Mermentau — corrupted from an Atakapa name of a chief named Nementou.
Mississippi River — a Great River; Algonquian Indian name “misi” for great and “sipi” for water.
Mugulash (an Indian tribe) — People of the Other Side; Mugulash is a corruption of the Choctaw name Imongolosha.
Natchitoches — Paw Paw or Chinquapin Nut Eaters; Chinquapin is a variety of scrubby chestnut.
Natalbany — Only Bears; from Choctaw, “nita” means bear and “bano” meaning “only.” There was reported to be a dense bear population in the area at one time, and a particular site was referred to as the Bear Camp.
Natchez — another name lost to history but believed to mean Hurrying Man, Hurrying Warrior or Away From in the Muskhogean Indian language.
Nottoway — Rattle Snakes; corrupted from nadowa in the Virginia Algonquian Indian language. Given to a plantation by John Randolph whose family was from Virginia.

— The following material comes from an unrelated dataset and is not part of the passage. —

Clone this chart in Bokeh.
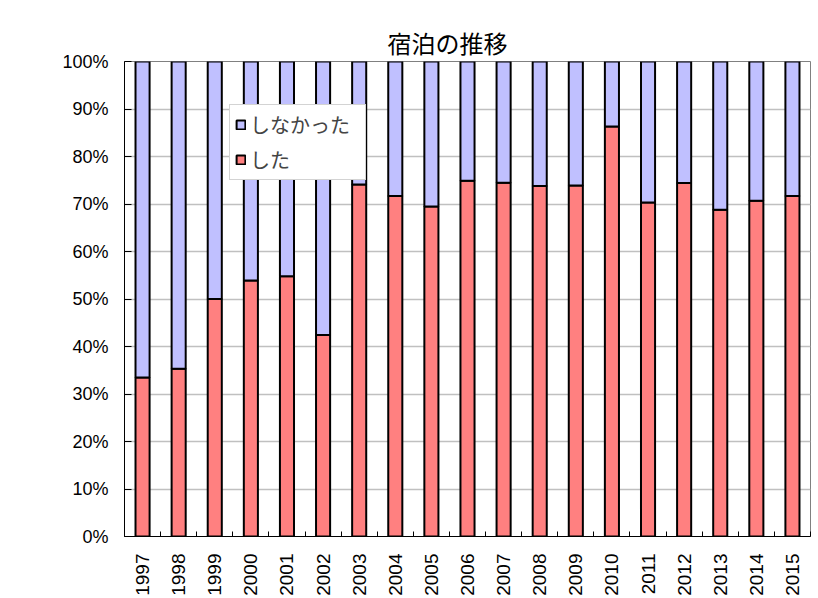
import math
from bokeh.plotting import figure
from bokeh.models import (Legend, LegendItem, FixedTicker, PrintfTickFormatter,
                          ColumnDataSource, Range1d)
from bokeh.embed import file_html
from bokeh.resources import INLINE

# ---- data ----
years = [1997, 1998, 1999, 2000, 2001, 2002, 2003, 2004, 2005, 2006,
         2007, 2008, 2009, 2010, 2011, 2012, 2013, 2014, 2015]
shita = [33.5, 35.3, 50.0, 53.9, 54.8, 42.4, 74.1, 71.7, 69.5, 74.9,
         74.5, 73.8, 73.9, 86.3, 70.3, 74.4, 68.8, 70.7, 71.7]          # した (%)
shinakatta = [66.5, 64.7, 50.0, 46.1, 45.2, 57.6, 25.9, 28.3, 30.5, 25.1,
              25.5, 26.2, 26.1, 13.7, 29.7, 25.6, 31.2, 29.3, 28.3]     # しなかった (%)
y_ticks = [0, 10, 20, 30, 40, 50, 60, 70, 80, 90, 100]
title_text = "宿泊の推移"
series_names = ["した", "しなかった"]
colors = ["#FF8080", "#C0C0FF"]

src = ColumnDataSource(dict(year=years, した=shita, しなかった=shinakatta))

p = figure(width=818, height=598, output_backend="svg", toolbar_location=None,
           x_range=Range1d(years[0] - 0.5, years[-1] + 0.5),
           y_range=Range1d(0, 100),
           min_border_left=124, min_border_right=8,
           min_border_top=61, min_border_bottom=62)

renderers = p.vbar_stack(series_names, x="year", width=0.39, source=src,
                         fill_color=colors, line_color="black", line_width=2)

# title
p.title.text = title_text
p.title.text_font = "Noto Sans CJK JP"
p.title.text_font_size = "24px"
p.title.text_font_style = "normal"
p.title.text_color = "#000000"
p.title.align = "left"
p.title.offset = 263
p.title.standoff = 4

# axes
p.yaxis.ticker = FixedTicker(ticks=y_ticks)
p.yaxis.formatter = PrintfTickFormatter(format="%d%%")
p.yaxis.major_label_text_font = "Liberation Sans"
p.yaxis.major_label_text_font_size = "18px"
p.yaxis.major_label_text_color = "#000000"
p.yaxis.major_tick_in = 7
p.yaxis.major_tick_out = 0
p.yaxis.minor_tick_line_color = None
p.yaxis.major_label_standoff = 16
p.yaxis.axis_line_color = "#000000"

p.xaxis.ticker = FixedTicker(ticks=years,
                             minor_ticks=[y - 0.5 for y in years] + [years[-1] + 0.5])
p.xaxis.formatter = PrintfTickFormatter(format="%d")
p.xaxis.major_label_orientation = math.pi / 2
p.xaxis.major_label_text_font = "Liberation Sans"
p.xaxis.major_label_text_font_size = "19px"
p.xaxis.major_label_text_color = "#000000"
p.xaxis.major_tick_line_color = None
p.xaxis.minor_tick_in = 5
p.xaxis.minor_tick_out = 0
p.xaxis.minor_tick_line_color = "#000000"
p.xaxis.major_label_standoff = 11
p.xaxis.axis_line_color = "#000000"

# grid / frame
p.xgrid.grid_line_color = None
p.ygrid.grid_line_color = "#C0C0C0"
p.ygrid.grid_line_width = 1.5
p.outline_line_color = "#808080"
p.background_fill_color = "white"
p.border_fill_color = "white"

# legend (しなかった first, then した)
legend = Legend(items=[LegendItem(label=series_names[1], renderers=[renderers[1]]),
                       LegendItem(label=series_names[0], renderers=[renderers[0]])],
                location=(105, 356), orientation="vertical",
                label_text_font="Noto Sans CJK JP", label_text_font_size="20px",
                glyph_width=11, glyph_height=11, label_standoff=4,
                label_height=22, label_width=110, spacing=6, padding=5, margin=0,
                border_line_color="#A8A8A8", border_line_width=1,
                background_fill_color="white", background_fill_alpha=1.0)
p.add_layout(legend, "center")

open("out.html", "w").write(file_html(p, INLINE))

Okaloosa — Black Water; from the Choctaw words oka, meaning water, and lusa, meaning black.
Opelousas (Okelousa, an Indian tribe) — Black Hair or Black Skull; believed derived from two lakes in the area they occupied. These lakes appeared black from the quantity of black leaves along the lakeshores.

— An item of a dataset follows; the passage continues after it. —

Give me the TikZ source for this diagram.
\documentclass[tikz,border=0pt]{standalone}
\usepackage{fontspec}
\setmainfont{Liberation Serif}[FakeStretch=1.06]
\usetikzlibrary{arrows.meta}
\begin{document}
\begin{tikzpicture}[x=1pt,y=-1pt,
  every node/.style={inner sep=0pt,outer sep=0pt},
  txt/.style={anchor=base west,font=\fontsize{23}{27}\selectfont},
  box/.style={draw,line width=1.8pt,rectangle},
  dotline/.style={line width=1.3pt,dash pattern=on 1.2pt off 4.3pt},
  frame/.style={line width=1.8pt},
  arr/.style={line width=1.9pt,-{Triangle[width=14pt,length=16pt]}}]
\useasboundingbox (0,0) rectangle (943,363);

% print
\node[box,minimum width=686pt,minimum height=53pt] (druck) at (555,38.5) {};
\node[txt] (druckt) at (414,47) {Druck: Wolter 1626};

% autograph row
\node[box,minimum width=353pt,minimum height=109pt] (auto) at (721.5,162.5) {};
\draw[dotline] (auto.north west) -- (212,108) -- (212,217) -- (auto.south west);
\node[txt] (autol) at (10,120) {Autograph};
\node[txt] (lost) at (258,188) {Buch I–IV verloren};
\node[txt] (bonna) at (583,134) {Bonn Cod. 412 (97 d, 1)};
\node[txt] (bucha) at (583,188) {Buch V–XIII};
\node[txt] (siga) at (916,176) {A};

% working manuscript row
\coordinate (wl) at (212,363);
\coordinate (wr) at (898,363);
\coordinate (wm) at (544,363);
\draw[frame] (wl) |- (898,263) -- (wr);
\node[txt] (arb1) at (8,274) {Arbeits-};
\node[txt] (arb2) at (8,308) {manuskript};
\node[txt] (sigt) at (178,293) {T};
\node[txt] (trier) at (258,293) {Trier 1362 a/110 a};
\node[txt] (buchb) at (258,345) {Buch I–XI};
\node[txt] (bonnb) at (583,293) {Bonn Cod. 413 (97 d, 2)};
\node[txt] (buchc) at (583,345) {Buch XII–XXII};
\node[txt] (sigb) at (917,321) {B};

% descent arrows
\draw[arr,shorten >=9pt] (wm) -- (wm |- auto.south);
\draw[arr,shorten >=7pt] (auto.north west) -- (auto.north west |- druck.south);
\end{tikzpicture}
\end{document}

Osca Bay — In the Cane; corrupted from the Choctaw language words oski, meaning cane, and abeha, meaning to be in.
Ouachita — Silver Sparkling Water, Good Hunting Grounds or Cow River People, depending on the dialect.
Panola — Cotton in the Choctaw language.
Plaquemine — Persimmon; from the Mobilian Indian word piakimin.

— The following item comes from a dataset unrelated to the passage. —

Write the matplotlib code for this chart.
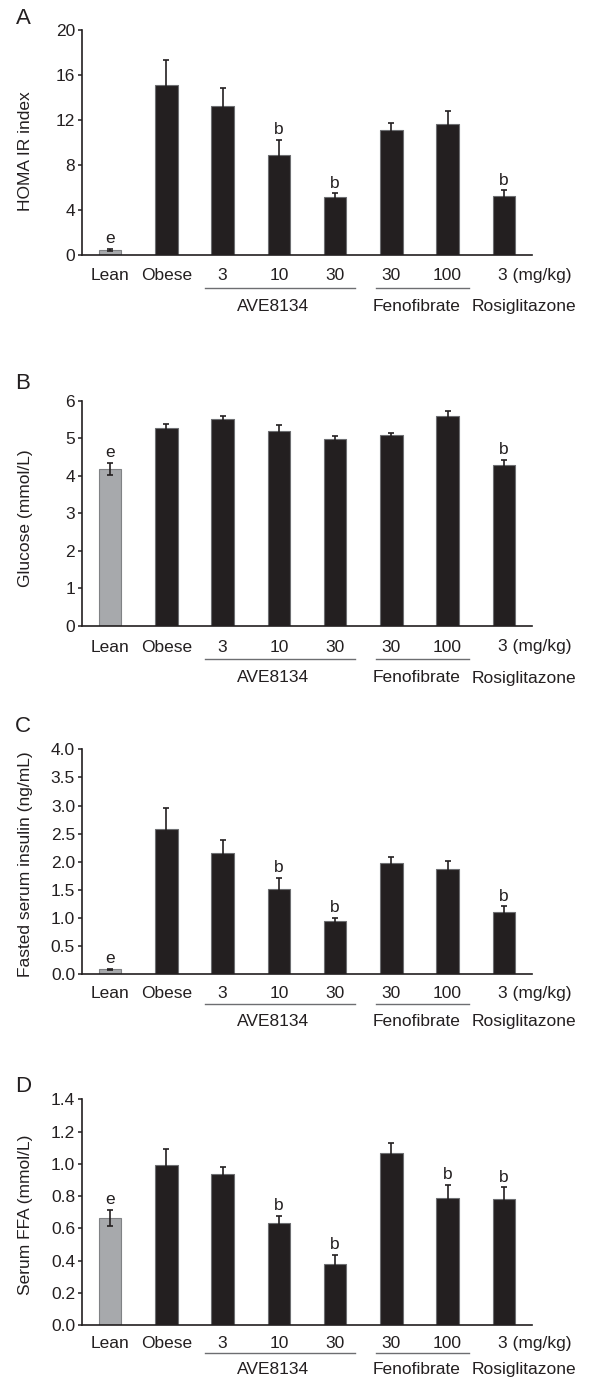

Ponchatoula — Falling Hair; Spanish corruption of the Choctaw words pashi for hair and itula for Falling, it is referring to the Spanish moss hanging from the trees.
Poosheapatope Creek — Sandy Bottom Creek; from the Choctaw words pushi, meaning flour meal, and patapo, meaning bed.
Quinapisa (an Indian tribe) — Those Who See. The tribe lived near present-day Hahnville on the Mississippi River all the way down to the mouth of the river.
Santa Barb — Snake Creek; corrupted from Choctaw words Sinti bok, meaning snake creek.
Shongaloo — Cypress Tree; from Shankolo in the Choctaw language.
Talisheek — Gravel or Pebbles; corrupted from the Choctaw word talushik, meaning gravel or pebbles.
Talla Bena — Palmetto Camp; corrupted from the Choctaw words tala, meaning palmetto, and abina, meaning camp.
Tallulah — Leaping Water in the Choctaw language.
Tangipahoa — Corn Gatherers or Corncob People.
Tchefuncte — chestnut or chinquapin; a variety of scrubby chestnut whose nuts were used for food.
Tchoupitoulas — An extinct Indian tribe, once thought to be named Chapitoulas.
Tickfaw — Piney Rest in Choctaw from the words tiak for pine and foha for rest.
Tioga — Anything Between Two Others; from the Iroquois language, or At the Forks of Rivers from the word Indian word Teihohogen.
Tunica (an Indian tribe) — The Tunica were by far the best traders around. They were three tribes of Natchez speakers. The two Louisiana-based tribes were the Taensa and the Avoyel. The Natchez were mainly in what is now Mississippi.
Whiskey Chitto Creek — Big Cane Creek. The Choctaw words were uski for cane and chito for large. I can see how uski would be misunderstood and written as Whiskey.
Winona — First Born in Dakota Indian language.
Yupon — Tree or Shrub; usually an evergreen, from the Catawba Indian word “yopun” or “yop,” meaning shrub.
Washa (an Indian tribe) — “Hunting Place or Good Hunting Place.”